Por siempre jóvenes
Marsha y Emily son mejores amigas y llevan una vida tan agitada como las que se llevan en Nueva York. Por eso, deciden pasar sus vacaciones de verano en la playa. Invitan a compartir la diversión a su amigo Vincent, un homosexual muy unido a Marsha, tan unido que cualquier varón que quiera tener una relación estable con ella se encuentra con que el lugar masculino en su vida ya está ocupado.
Los tres están cerca los treinta años y aprovechan su abundante tiempo libre para analizar sus amores, sus divorcios, sus acercamientos con las orgías y con las drogas, sus familias disfuncionales –como todas– y sus planes para la vida. Juegan a decir con qué actor, escritor o amigo se acostarían. Hablan de cosas banales y de cosas profundas. Traducen, sin querer, cómo es el mundo del arte en el que se desenvuelven.
El libro La charla, de la neoyorkina Linda Rosenkratz, retrata a jóvenes cualesquiera hablando de “sus cosas”. Lo curioso es que son jóvenes de 1965, pero suenan como los de hoy, como los de todos y cada uno de los veranos desde esa fecha. Justo a la mitad de la década de las flores y el amor libre, Rosenkratz decidió averiguar si la vida imita al arte, y en lugar de crear personajes, los tomó de la realidad.

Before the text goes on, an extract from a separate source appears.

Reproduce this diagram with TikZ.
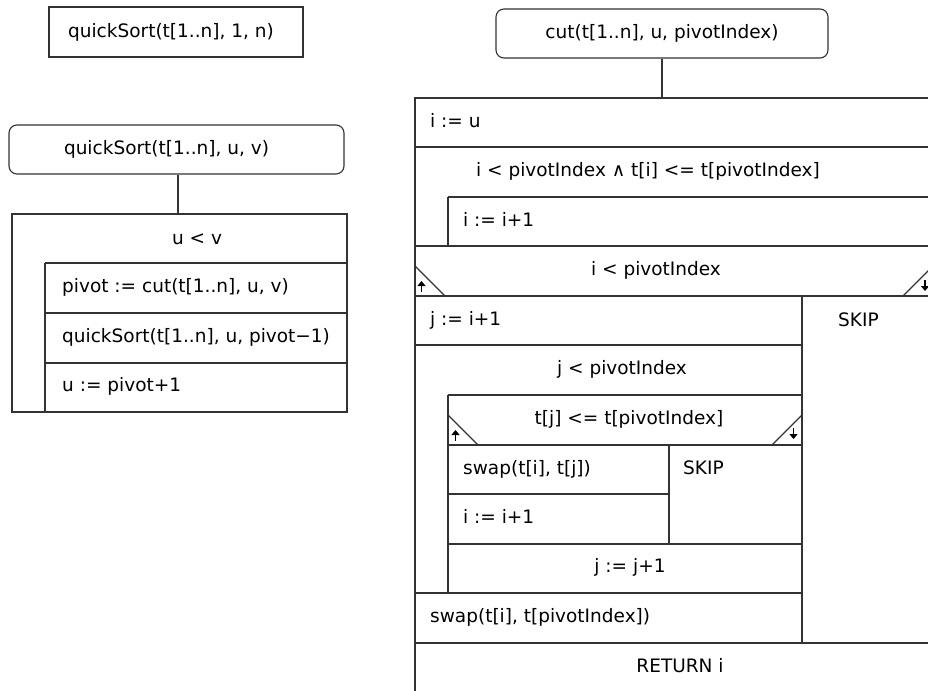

La autora, hoy residente en Los Ángeles, grabó todas las conversaciones de su grupo de amigos durante esas vacaciones. De un total de 25 personas (y mil quinientas hojas de transcripción), seleccionó a tres. Este trío fue el elegido para representar a la juventud de su tiempo, tal vez sin sospechar que sus reflexiones serían atemporales.
La charla es sólo diálogo y unos subtítulos que revelan lo estrictamente indispensable para saber el escenario en el que se habla. No se necesita nada más; es como un reality show sin “paja”. El primer intento de publicar el libro falló, pues el editor la consideró “de una obscenidad asquerosa”. Bajo los estándares actuales, es un texto honesto y explícito, que muestra de una manera atrapante la vida de los jóvenes que protagonizaron la revolución sexual.